The developer can be selective about which information to translate in a container tree. In other words, it is not a requirement that the whole container tree be translated. For example, translation via the machine translation component 104 can be performed at the response node level by selecting one or more of the response nodes 702, for example, the first response node RN1 and associated example utterances 704. Response node level translation can be performed by selecting a machine translation function for the desired node, followed by selecting the desired target language(s). In one implementation, selection of the desired target language automatically triggers the machine translation process for the entire tree(s) or just the nodes.

Alternatively, selection of the first response container RC1 can trigger the machine translation process for all of the example utterances (704, 706 and 708) in the corresponding response nodes 702 contained therein. The individual example utterances can then be replaced by their machine translated substitutes.

Thereafter, the authoring tool can utilize these translated examples as an input to train models for ASR systems and/or NLP systems, for example. Additionally, as indicated herein, one or more example utterances within a response node can be tagged as being slated for testing purposes, which enables the use of the disclosed novel technology for developing both training and testing data for the desired systems.

FIG. 8 illustrates a flow diagram of a methodology of node-level processing. At 800, development of a natural language training dataset is initiated. At 802, example utterances (and/or other concept data) are entered for concept nodes. At 804, a check is performed to determine if entry of the example utterances (and/or other concept data) has completed. If not, flow is back to 802 to continue insertion of the example utterances. If the insertion process is done, flow is from 804 to 806 where nodes are selected for translation. At 808, one or more output languages are selected. At 810, the selected nodes are machine translated into human language outputs. As indicate supra, selection of the output language(s) can form the basis for automatically initiating machine translation of the selected nodes.

FIG. 9 illustrates a methodology of performing container-level translation. At 900, development of a natural language training dataset is initiated. At 902, the developer completes entry of response container information and associated response node information and/or example utterances. At 904, the response container is selected for machine translation. This selection process can act as a trigger for automatically initiating machine translation of the entire container (and its underlying response nodes and example utterances), as indicated at 906. It is to be understood that machine translation can be initiated for only the concept information and not the example utterances, as well.

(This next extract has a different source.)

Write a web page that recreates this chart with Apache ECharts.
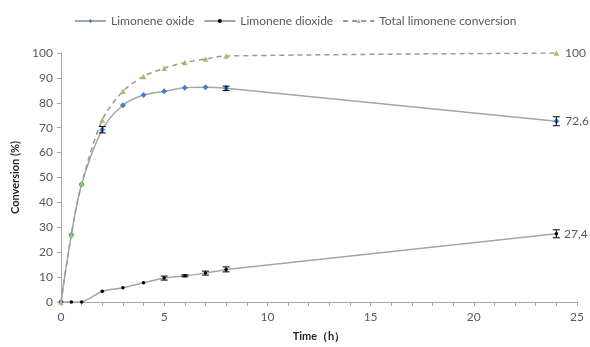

FIG. 10 illustrates an alternative system 1000 that employs a machine learning and reasoning (MLR) component 1002 which facilitates automating one or more features. Here, the MLR component 1002 interfaces to the machine translation component 104 and the one or more input datasets 1004 to learn and reason about interactions between the translation component 104 and the one or more datasets 1004, and about the languages datasets 108 into which the training data is translated. The invention (e.g., in connection with selection) can employ various MLR-based schemes for carrying out various aspects thereof. For example, a process for determining which example utterances to select can be facilitated via an automatic classifier system and process.

A classifier is a function that maps an input attribute vector, x=(x1, x2, x3, x4, xn), to a class label class(x). The classifier can also output a confidence that the input belongs to a class, that is, f(x)=confidence(class(x)). Such classification can employ a probabilistic and/or other statistical analysis (e.g., one factoring into the analysis utilities and costs to maximize the expected value to one or more people) to prognose or infer an action that a user desires to be automatically performed.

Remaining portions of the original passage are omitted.